→ **EXERCISE REQUIREMENTS**: Say how many lines contain "chart"; the answer is the number alone.

→ **INFORMATION SUPPLIED**:
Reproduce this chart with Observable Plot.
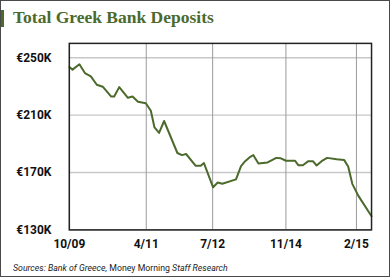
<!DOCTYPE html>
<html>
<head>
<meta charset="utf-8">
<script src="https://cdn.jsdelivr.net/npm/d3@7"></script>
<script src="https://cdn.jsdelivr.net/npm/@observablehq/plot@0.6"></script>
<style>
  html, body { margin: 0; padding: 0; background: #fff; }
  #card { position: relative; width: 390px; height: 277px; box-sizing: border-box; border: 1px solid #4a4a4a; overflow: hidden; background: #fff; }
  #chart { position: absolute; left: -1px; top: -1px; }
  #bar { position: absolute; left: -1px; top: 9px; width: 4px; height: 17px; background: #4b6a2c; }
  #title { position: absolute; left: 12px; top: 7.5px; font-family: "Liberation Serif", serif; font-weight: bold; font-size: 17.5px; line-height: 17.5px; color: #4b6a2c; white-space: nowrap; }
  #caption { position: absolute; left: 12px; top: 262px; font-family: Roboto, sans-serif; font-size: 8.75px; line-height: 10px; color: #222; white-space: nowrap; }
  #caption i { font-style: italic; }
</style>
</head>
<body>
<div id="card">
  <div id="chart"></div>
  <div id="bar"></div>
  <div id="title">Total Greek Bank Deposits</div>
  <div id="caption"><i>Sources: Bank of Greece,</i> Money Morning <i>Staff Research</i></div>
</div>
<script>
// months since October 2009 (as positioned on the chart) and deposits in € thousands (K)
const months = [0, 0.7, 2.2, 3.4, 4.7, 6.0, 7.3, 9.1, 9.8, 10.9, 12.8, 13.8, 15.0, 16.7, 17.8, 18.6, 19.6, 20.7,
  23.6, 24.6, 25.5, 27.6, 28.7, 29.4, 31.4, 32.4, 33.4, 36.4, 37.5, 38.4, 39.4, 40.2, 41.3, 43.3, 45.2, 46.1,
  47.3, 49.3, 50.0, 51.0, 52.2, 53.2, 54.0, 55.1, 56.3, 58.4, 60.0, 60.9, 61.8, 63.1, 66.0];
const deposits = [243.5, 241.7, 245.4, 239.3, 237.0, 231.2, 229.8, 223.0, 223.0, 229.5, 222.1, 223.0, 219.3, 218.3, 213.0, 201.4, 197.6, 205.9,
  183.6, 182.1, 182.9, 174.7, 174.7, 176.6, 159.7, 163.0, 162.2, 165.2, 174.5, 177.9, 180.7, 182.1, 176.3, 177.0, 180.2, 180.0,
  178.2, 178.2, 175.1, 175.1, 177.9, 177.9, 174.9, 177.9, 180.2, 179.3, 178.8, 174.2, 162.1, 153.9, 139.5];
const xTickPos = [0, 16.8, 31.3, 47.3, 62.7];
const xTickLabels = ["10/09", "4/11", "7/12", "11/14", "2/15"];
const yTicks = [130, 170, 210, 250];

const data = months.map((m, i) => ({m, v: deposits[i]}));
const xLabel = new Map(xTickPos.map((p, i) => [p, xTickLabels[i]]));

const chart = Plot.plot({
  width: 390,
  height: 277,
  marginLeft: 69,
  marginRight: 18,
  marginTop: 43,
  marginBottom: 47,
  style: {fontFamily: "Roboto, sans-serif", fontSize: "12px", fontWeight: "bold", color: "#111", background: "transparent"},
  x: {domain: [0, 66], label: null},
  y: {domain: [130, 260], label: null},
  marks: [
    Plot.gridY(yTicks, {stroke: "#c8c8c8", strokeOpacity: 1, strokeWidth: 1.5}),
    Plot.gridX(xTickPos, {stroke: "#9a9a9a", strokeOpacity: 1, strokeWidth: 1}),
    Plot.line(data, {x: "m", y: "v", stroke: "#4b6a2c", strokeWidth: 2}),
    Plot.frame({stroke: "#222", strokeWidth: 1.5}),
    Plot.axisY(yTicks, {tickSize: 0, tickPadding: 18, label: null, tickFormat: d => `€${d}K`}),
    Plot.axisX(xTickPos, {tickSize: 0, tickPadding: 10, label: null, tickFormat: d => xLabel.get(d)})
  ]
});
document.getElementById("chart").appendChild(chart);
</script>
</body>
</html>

→ **THE SOLUTION**: 6